Still, the public finance industry is watching Detroit's treatment of general obligation bonds in the bankruptcy process very closely. If Orr continues his campaign to subordinate them, and if that became an acceptable precedent, muni bond investors and insurers would be hit hard.
However, BTIG's Palmer believes Orr's restructuring plan was a romantic gesture that will be cast quickly aside in the bankruptcy process.
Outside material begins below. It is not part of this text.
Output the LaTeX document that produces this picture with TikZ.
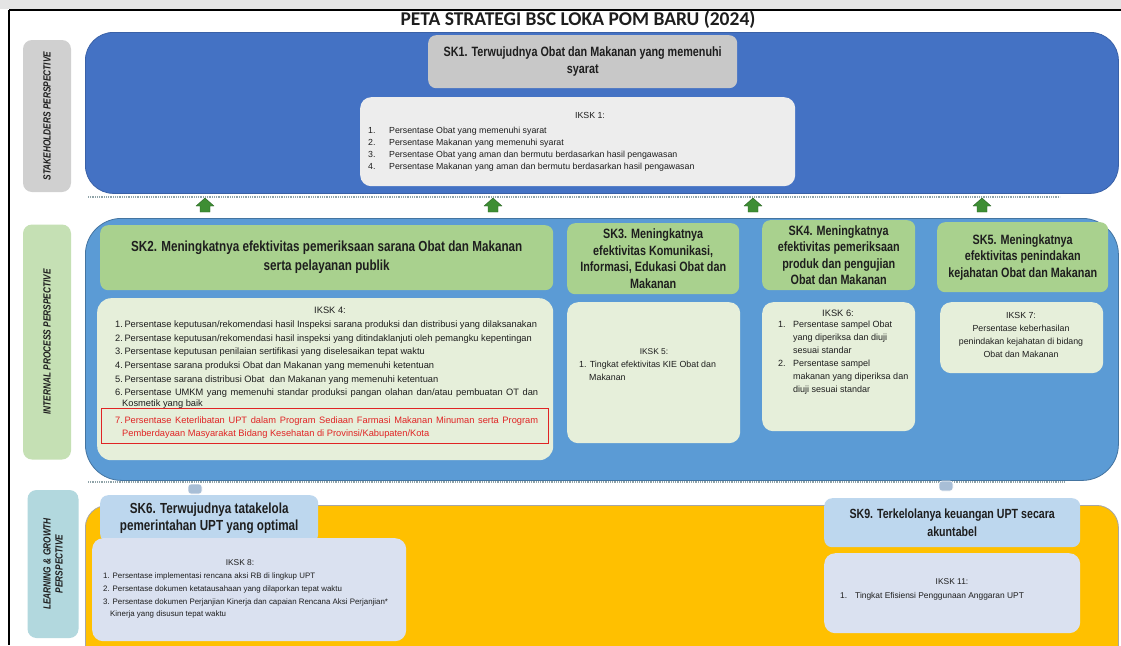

In any case, Assured's future is not tied forever to Detroit's, whatever happens during the bankruptcy process."When a bond insurer does pay out, it's usually a very small fraction of the total amount," Palmer said, explaining that Assured likely wouldn't be on hook for all of its Detroit exposure. Furthermore, Palmer argues that, because the maturity dates on muni bonds are off in the distant future, "When you apply present value factor to that cash flow stream, the loss that Assured sustains can be relatively small." The present value factor is an equation that discounts future values based on the assumption that present money is worth more than future money. For instance, when Assured inherited some Greek general obligation debt through an acquisition, the losses weren't as bad as they sounded, Palmer said. "While the notional amount may have been large, the maturities were far out," he added. Assured expressed optimism about its municipal business in a May 23 investor presentation. "Out of approximately 11,000 direct U.S. public finance obligors, we expect future losses to be paid, net of recoveries, on less than a dozen. In 1Q-13 we made payments on only four," according to the presentation. In Detroit, Assured has exposure to $2.796 billion of the city's net par outstanding debt, an investor presentation said.